▶ _EXERCISE DETAILS_
Write out each line exactly as given. Leave the pictures out of your copy.

** begin **

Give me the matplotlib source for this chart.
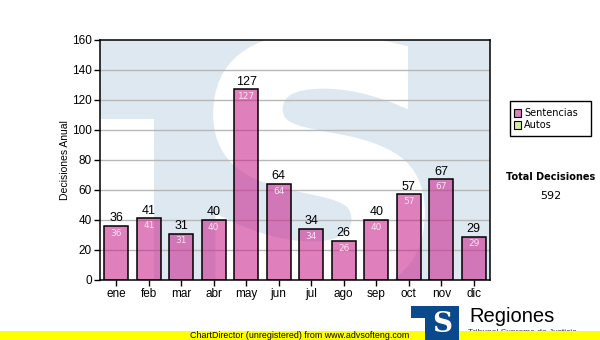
import matplotlib
matplotlib.use('Agg')
import matplotlib.pyplot as plt
import matplotlib.patheffects as pe
from matplotlib.patches import Rectangle, PathPatch
from matplotlib.textpath import TextPath
from matplotlib.font_manager import FontProperties
from matplotlib.transforms import Affine2D

months = ['ene', 'feb', 'mar', 'abr', 'may', 'jun',
          'jul', 'ago', 'sep', 'oct', 'nov', 'dic']
sentencias = [36, 41, 31, 40, 127, 64, 34, 26, 40, 57, 67, 29]
y_ticks = [0, 20, 40, 60, 80, 100, 120, 140, 160]
series_names = ['Sentencias', 'Autos']
total = sum(sentencias)

COLORS = {'bar': '#c9248c', 'wm': '#dee8f1', 'grid': '#b8b8b8',
          'sent': '#dc80c0', 'autos': '#d8eca0', 'logo': '#0a4a8c',
          'band': '#ffff00'}

W, H = 600, 340


def fx(px):
    return px / W


def fy(py):
    return 1 - py / H


def draw_watermark(ax, fig):
    # faded logo behind the bars: blue block, white notch under the T bar,
    # white S carved out of it (laid out in figure pixels)
    pix = Affine2D().scale(1 / W, 1 / H) + fig.transFigure
    ax.add_patch(Rectangle((95, 0), 59, H - 119, transform=pix,
                           color='white', lw=0, zorder=0))
    tp = TextPath((0, 0), 'S', size=100,
                  prop=FontProperties(family='DejaVu Sans', weight='bold'))
    ext = tp.get_extents()
    left, right, top, bottom = 218, 420, 38, 292
    fit = (Affine2D().translate(-ext.x0, -ext.y0)
           .scale((right - left) / ext.width, (bottom - top) / ext.height)
           .translate(left, H - bottom))
    s = PathPatch(fit.transform_path(tp), transform=pix,
                  facecolor='white', edgecolor='none', zorder=0.5,
                  path_effects=[pe.Stroke(linewidth=7, foreground='white'),
                                pe.Normal()])
    ax.add_patch(s)


fig = plt.figure(figsize=(W / 100, H / 100), dpi=100)
fig.patch.set_facecolor('white')
ax = fig.add_axes([fx(100), fy(280), fx(390), 240 / H])
ax.set_facecolor(COLORS['wm'])

draw_watermark(ax, fig)

x = range(len(months))
ax.bar(x, sentencias, width=0.74, color=COLORS['bar'], alpha=0.58,
       zorder=3)
ax.bar(x, sentencias, width=0.74, fill=False, edgecolor='black',
       linewidth=1.1, zorder=4)
for i, v in enumerate(sentencias):
    ax.text(i, v + 1, str(v), ha='center', va='bottom', fontsize=9,
            family='Liberation Sans', color='black', zorder=5)
    ax.text(i, v - 2, str(v), ha='center', va='top', fontsize=6.5,
            family='DejaVu Sans', color='#f8e4f2', zorder=5)

ax.set_xlim(-0.5, len(months) - 0.5)
ax.set_ylim(0, 160)
ax.set_yticks(y_ticks)
ax.set_yticklabels([str(v) for v in y_ticks], family='Liberation Sans',
                   fontsize=8.5)
ax.set_xticks(list(x))
ax.set_xticklabels(months, family='Liberation Sans', fontsize=8.5)
ax.tick_params(direction='out', length=4, width=1, pad=2, color='black')
for yv in y_ticks[1:-1]:
    ax.axhline(yv, color=COLORS['grid'], lw=1, zorder=1)
for sp in ax.spines.values():
    sp.set_linewidth(1.1)
    sp.set_zorder(6)
ax.set_ylabel('Decisiones Anual', family='Liberation Sans', fontsize=7.5,
              labelpad=1)

# legend box
fig.patches.append(Rectangle((fx(510), fy(136)), fx(81), 35 / H,
                             transform=fig.transFigure, fill=False,
                             edgecolor='black', lw=1))
for k, (name, col) in enumerate(zip(series_names,
                                    [COLORS['sent'], COLORS['autos']])):
    yc = 113 + k * 12
    fig.patches.append(Rectangle((fx(514), fy(yc + 3.5)), fx(7), 7 / H,
                                 transform=fig.transFigure, facecolor=col,
                                 edgecolor='black', lw=0.8))
    fig.text(fx(524), fy(yc), name, fontsize=7, family='DejaVu Sans',
             va='center', ha='left')

fig.text(fx(551), fy(177.5), 'Total Decisiones', fontsize=7,
         family='DejaVu Sans', weight='bold', ha='center', va='center')
fig.text(fx(551), fy(196), str(total), fontsize=8, family='DejaVu Sans',
         ha='center', va='center')

# footer band and logo
fig.patches.append(Rectangle((0, 0), 1, 9 / H, transform=fig.transFigure,
                             color=COLORS['band'], lw=0, zorder=2))
fig.text(fx(300), fy(335.5), 'ChartDirector (unregistered) from www.advsofteng.com',
         fontsize=6.4, family='Liberation Sans', ha='center', va='center',
         zorder=4)
fig.text(fx(468), fy(333), 'Tribunal Supremo de Justicia', fontsize=6,
         family='Liberation Sans', ha='left', va='center', color='#333333',
         zorder=1)
fig.patches.append(Rectangle((fx(411), fy(318)), fx(48), 12 / H,
                             transform=fig.transFigure, color=COLORS['logo'],
                             lw=0, zorder=3))
fig.patches.append(Rectangle((fx(425), 0), fx(34), fy(318),
                             transform=fig.transFigure, color=COLORS['logo'],
                             lw=0, zorder=3))
fig.text(fx(442), fy(325), 'S', fontsize=20, family='DejaVu Serif',
         weight='bold', color='white', ha='center', va='center', zorder=4)
fig.text(fx(469), fy(316), 'Regiones', fontsize=14.5, family='Liberation Sans',
         ha='left', va='center', zorder=4)

fig.savefig('out.png', dpi=100)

** end **

▶ _PROBLEM SOLUTION_
Give me the matplotlib source for this chart.
import matplotlib
matplotlib.use('Agg')
import matplotlib.pyplot as plt
import matplotlib.patheffects as pe
from matplotlib.patches import Rectangle, PathPatch
from matplotlib.textpath import TextPath
from matplotlib.font_manager import FontProperties
from matplotlib.transforms import Affine2D

months = ['ene', 'feb', 'mar', 'abr', 'may', 'jun',
          'jul', 'ago', 'sep', 'oct', 'nov', 'dic']
sentencias = [36, 41, 31, 40, 127, 64, 34, 26, 40, 57, 67, 29]
y_ticks = [0, 20, 40, 60, 80, 100, 120, 140, 160]
series_names = ['Sentencias', 'Autos']
total = sum(sentencias)

COLORS = {'bar': '#c9248c', 'wm': '#dee8f1', 'grid': '#b8b8b8',
          'sent': '#dc80c0', 'autos': '#d8eca0', 'logo': '#0a4a8c',
          'band': '#ffff00'}

W, H = 600, 340


def fx(px):
    return px / W


def fy(py):
    return 1 - py / H


def draw_watermark(ax, fig):
    # faded logo behind the bars: blue block, white notch under the T bar,
    # white S carved out of it (laid out in figure pixels)
    pix = Affine2D().scale(1 / W, 1 / H) + fig.transFigure
    ax.add_patch(Rectangle((95, 0), 59, H - 119, transform=pix,
                           color='white', lw=0, zorder=0))
    tp = TextPath((0, 0), 'S', size=100,
                  prop=FontProperties(family='DejaVu Sans', weight='bold'))
    ext = tp.get_extents()
    left, right, top, bottom = 218, 420, 38, 292
    fit = (Affine2D().translate(-ext.x0, -ext.y0)
           .scale((right - left) / ext.width, (bottom - top) / ext.height)
           .translate(left, H - bottom))
    s = PathPatch(fit.transform_path(tp), transform=pix,
                  facecolor='white', edgecolor='none', zorder=0.5,
                  path_effects=[pe.Stroke(linewidth=7, foreground='white'),
                                pe.Normal()])
    ax.add_patch(s)


fig = plt.figure(figsize=(W / 100, H / 100), dpi=100)
fig.patch.set_facecolor('white')
ax = fig.add_axes([fx(100), fy(280), fx(390), 240 / H])
ax.set_facecolor(COLORS['wm'])

draw_watermark(ax, fig)

x = range(len(months))
ax.bar(x, sentencias, width=0.74, color=COLORS['bar'], alpha=0.58,
       zorder=3)
ax.bar(x, sentencias, width=0.74, fill=False, edgecolor='black',
       linewidth=1.1, zorder=4)
for i, v in enumerate(sentencias):
    ax.text(i, v + 1, str(v), ha='center', va='bottom', fontsize=9,
            family='Liberation Sans', color='black', zorder=5)
    ax.text(i, v - 2, str(v), ha='center', va='top', fontsize=6.5,
            family='DejaVu Sans', color='#f8e4f2', zorder=5)

ax.set_xlim(-0.5, len(months) - 0.5)
ax.set_ylim(0, 160)
ax.set_yticks(y_ticks)
ax.set_yticklabels([str(v) for v in y_ticks], family='Liberation Sans',
                   fontsize=8.5)
ax.set_xticks(list(x))
ax.set_xticklabels(months, family='Liberation Sans', fontsize=8.5)
ax.tick_params(direction='out', length=4, width=1, pad=2, color='black')
for yv in y_ticks[1:-1]:
    ax.axhline(yv, color=COLORS['grid'], lw=1, zorder=1)
for sp in ax.spines.values():
    sp.set_linewidth(1.1)
    sp.set_zorder(6)
ax.set_ylabel('Decisiones Anual', family='Liberation Sans', fontsize=7.5,
              labelpad=1)

# legend box
fig.patches.append(Rectangle((fx(510), fy(136)), fx(81), 35 / H,
                             transform=fig.transFigure, fill=False,
                             edgecolor='black', lw=1))
for k, (name, col) in enumerate(zip(series_names,
                                    [COLORS['sent'], COLORS['autos']])):
    yc = 113 + k * 12
    fig.patches.append(Rectangle((fx(514), fy(yc + 3.5)), fx(7), 7 / H,
                                 transform=fig.transFigure, facecolor=col,
                                 edgecolor='black', lw=0.8))
    fig.text(fx(524), fy(yc), name, fontsize=7, family='DejaVu Sans',
             va='center', ha='left')

fig.text(fx(551), fy(177.5), 'Total Decisiones', fontsize=7,
         family='DejaVu Sans', weight='bold', ha='center', va='center')
fig.text(fx(551), fy(196), str(total), fontsize=8, family='DejaVu Sans',
         ha='center', va='center')

# footer band and logo
fig.patches.append(Rectangle((0, 0), 1, 9 / H, transform=fig.transFigure,
                             color=COLORS['band'], lw=0, zorder=2))
fig.text(fx(300), fy(335.5), 'ChartDirector (unregistered) from www.advsofteng.com',
         fontsize=6.4, family='Liberation Sans', ha='center', va='center',
         zorder=4)
fig.text(fx(468), fy(333), 'Tribunal Supremo de Justicia', fontsize=6,
         family='Liberation Sans', ha='left', va='center', color='#333333',
         zorder=1)
fig.patches.append(Rectangle((fx(411), fy(318)), fx(48), 12 / H,
                             transform=fig.transFigure, color=COLORS['logo'],
                             lw=0, zorder=3))
fig.patches.append(Rectangle((fx(425), 0), fx(34), fy(318),
                             transform=fig.transFigure, color=COLORS['logo'],
                             lw=0, zorder=3))
fig.text(fx(442), fy(325), 'S', fontsize=20, family='DejaVu Serif',
         weight='bold', color='white', ha='center', va='center', zorder=4)
fig.text(fx(469), fy(316), 'Regiones', fontsize=14.5, family='Liberation Sans',
         ha='left', va='center', zorder=4)

fig.savefig('out.png', dpi=100)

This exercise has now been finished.